┌──

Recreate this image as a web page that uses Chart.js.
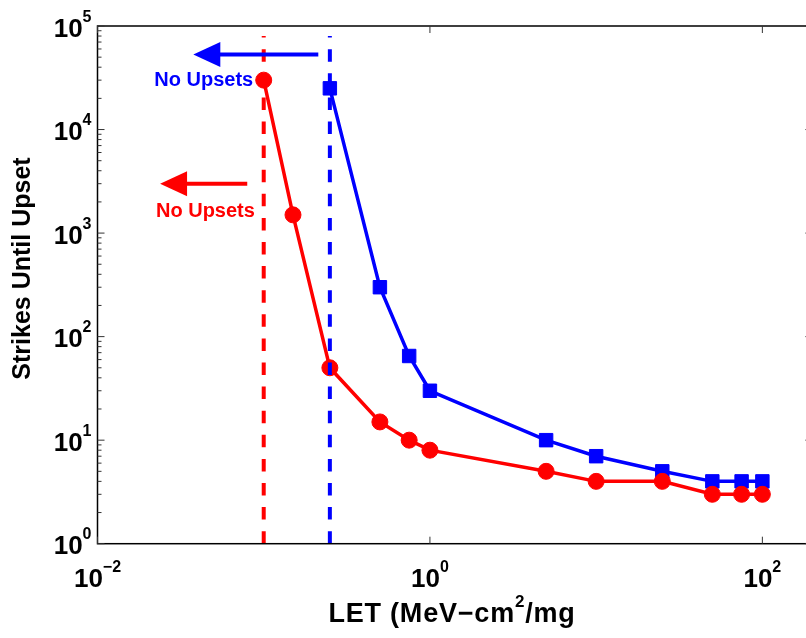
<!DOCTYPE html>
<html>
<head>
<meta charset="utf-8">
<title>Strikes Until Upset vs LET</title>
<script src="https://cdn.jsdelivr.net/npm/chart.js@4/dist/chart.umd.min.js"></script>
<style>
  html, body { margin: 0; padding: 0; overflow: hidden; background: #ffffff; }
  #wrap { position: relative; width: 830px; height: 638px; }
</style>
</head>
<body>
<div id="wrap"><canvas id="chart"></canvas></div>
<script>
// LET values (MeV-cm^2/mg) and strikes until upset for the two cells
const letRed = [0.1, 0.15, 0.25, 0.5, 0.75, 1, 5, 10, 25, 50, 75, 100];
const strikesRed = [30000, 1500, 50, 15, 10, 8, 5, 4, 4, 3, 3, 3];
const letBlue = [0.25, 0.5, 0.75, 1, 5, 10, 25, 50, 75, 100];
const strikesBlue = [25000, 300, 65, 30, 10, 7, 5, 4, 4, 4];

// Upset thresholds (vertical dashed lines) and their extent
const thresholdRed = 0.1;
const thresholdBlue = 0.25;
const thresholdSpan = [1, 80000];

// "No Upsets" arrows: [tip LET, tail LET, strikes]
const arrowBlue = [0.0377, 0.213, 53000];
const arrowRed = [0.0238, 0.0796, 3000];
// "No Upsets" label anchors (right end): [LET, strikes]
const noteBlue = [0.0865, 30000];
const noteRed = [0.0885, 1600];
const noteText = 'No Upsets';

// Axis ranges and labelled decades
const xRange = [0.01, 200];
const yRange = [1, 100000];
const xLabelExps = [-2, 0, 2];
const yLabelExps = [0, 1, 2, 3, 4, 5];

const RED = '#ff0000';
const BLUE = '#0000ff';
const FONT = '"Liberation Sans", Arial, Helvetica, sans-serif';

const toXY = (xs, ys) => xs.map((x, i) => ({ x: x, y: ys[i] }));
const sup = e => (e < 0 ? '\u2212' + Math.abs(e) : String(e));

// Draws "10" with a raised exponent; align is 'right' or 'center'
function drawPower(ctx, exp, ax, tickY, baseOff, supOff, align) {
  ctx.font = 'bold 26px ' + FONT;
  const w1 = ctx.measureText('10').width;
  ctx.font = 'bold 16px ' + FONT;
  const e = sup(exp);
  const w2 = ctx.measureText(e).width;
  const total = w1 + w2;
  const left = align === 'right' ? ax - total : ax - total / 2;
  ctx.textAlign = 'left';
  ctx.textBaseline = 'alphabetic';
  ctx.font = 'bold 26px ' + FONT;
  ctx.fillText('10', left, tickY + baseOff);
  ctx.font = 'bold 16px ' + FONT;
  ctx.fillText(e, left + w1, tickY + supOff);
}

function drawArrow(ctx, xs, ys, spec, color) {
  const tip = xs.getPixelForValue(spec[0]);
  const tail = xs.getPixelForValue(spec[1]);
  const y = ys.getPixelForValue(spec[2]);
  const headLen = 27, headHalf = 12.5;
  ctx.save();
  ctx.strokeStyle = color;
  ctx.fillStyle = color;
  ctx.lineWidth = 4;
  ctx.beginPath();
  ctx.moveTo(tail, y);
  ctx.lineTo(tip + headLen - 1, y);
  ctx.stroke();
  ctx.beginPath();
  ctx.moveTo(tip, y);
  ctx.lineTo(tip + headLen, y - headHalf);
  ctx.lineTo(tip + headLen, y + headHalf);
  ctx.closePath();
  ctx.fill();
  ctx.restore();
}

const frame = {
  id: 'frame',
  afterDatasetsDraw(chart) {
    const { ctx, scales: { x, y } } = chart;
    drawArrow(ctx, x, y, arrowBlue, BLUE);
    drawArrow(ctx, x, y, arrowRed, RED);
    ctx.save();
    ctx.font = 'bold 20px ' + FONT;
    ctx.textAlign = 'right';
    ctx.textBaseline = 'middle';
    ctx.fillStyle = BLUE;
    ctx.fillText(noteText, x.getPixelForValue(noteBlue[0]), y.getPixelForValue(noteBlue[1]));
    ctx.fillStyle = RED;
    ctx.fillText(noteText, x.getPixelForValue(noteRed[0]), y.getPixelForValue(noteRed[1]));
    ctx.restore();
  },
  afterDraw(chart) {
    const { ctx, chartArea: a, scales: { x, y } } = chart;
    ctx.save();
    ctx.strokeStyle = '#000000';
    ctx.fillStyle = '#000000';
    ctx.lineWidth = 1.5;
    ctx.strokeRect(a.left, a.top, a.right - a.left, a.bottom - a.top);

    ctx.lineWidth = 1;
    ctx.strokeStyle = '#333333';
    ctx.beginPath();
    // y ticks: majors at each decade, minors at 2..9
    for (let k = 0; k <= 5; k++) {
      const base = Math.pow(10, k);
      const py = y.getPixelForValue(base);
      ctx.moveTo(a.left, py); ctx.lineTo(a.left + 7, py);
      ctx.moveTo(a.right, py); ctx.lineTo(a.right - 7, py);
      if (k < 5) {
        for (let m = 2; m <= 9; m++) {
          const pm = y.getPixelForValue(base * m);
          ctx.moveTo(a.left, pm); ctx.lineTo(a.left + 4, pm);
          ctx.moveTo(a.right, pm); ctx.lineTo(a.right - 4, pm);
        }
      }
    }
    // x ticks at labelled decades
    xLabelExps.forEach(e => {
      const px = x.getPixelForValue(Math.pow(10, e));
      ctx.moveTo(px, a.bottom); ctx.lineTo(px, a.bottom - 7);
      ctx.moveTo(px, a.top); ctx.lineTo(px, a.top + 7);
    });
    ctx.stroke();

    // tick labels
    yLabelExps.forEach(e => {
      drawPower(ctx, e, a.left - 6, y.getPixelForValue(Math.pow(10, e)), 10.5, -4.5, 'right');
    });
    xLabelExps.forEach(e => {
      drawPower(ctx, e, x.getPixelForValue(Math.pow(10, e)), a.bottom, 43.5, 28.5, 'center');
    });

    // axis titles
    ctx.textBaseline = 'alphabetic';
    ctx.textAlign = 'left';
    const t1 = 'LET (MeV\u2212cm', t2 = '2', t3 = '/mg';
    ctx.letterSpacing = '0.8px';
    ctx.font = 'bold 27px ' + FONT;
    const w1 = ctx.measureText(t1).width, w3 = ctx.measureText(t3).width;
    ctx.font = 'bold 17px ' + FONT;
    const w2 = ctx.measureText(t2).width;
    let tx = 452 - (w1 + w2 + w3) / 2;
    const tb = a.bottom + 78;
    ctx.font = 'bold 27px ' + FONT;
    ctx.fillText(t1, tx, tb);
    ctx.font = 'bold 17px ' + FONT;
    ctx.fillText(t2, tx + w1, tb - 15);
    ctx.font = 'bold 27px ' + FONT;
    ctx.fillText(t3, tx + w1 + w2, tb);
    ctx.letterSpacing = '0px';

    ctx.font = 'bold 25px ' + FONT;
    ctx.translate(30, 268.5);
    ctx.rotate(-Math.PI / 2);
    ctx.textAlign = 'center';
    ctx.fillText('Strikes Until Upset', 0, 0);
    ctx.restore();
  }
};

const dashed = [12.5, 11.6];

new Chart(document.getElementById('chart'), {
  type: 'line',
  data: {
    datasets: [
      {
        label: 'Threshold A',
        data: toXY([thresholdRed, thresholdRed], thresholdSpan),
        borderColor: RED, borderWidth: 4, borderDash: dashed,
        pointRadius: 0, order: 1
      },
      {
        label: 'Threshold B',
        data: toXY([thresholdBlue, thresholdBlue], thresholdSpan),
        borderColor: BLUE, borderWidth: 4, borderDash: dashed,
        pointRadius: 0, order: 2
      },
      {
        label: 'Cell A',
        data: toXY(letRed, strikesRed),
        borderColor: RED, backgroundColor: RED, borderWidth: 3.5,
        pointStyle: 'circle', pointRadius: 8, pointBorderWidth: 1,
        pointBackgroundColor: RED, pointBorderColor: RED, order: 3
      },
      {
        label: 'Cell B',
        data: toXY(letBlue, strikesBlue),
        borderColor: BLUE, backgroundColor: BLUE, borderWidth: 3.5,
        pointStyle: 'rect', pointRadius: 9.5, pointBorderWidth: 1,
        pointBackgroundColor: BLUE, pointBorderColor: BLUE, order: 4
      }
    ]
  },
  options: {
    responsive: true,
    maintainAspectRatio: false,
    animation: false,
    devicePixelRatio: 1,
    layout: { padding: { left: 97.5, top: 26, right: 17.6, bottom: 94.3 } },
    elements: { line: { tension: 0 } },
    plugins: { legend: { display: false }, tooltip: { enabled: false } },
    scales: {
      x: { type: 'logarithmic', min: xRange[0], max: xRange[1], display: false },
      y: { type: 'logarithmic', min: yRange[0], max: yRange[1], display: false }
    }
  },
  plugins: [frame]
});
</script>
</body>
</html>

└──

The lines from the top of the data above through the one holding "const yLabelExps = [0, 1, 2, 3, 4, 5];" are to be repeated exactly, and only those, with no pictures.

Recreate this image as a web page that uses Chart.js.
<!DOCTYPE html>
<html>
<head>
<meta charset="utf-8">
<title>Strikes Until Upset vs LET</title>
<script src="https://cdn.jsdelivr.net/npm/chart.js@4/dist/chart.umd.min.js"></script>
<style>
  html, body { margin: 0; padding: 0; overflow: hidden; background: #ffffff; }
  #wrap { position: relative; width: 830px; height: 638px; }
</style>
</head>
<body>
<div id="wrap"><canvas id="chart"></canvas></div>
<script>
// LET values (MeV-cm^2/mg) and strikes until upset for the two cells
const letRed = [0.1, 0.15, 0.25, 0.5, 0.75, 1, 5, 10, 25, 50, 75, 100];
const strikesRed = [30000, 1500, 50, 15, 10, 8, 5, 4, 4, 3, 3, 3];
const letBlue = [0.25, 0.5, 0.75, 1, 5, 10, 25, 50, 75, 100];
const strikesBlue = [25000, 300, 65, 30, 10, 7, 5, 4, 4, 4];

// Upset thresholds (vertical dashed lines) and their extent
const thresholdRed = 0.1;
const thresholdBlue = 0.25;
const thresholdSpan = [1, 80000];

// "No Upsets" arrows: [tip LET, tail LET, strikes]
const arrowBlue = [0.0377, 0.213, 53000];
const arrowRed = [0.0238, 0.0796, 3000];
// "No Upsets" label anchors (right end): [LET, strikes]
const noteBlue = [0.0865, 30000];
const noteRed = [0.0885, 1600];
const noteText = 'No Upsets';

// Axis ranges and labelled decades
const xRange = [0.01, 200];
const yRange = [1, 100000];
const xLabelExps = [-2, 0, 2];
const yLabelExps = [0, 1, 2, 3, 4, 5];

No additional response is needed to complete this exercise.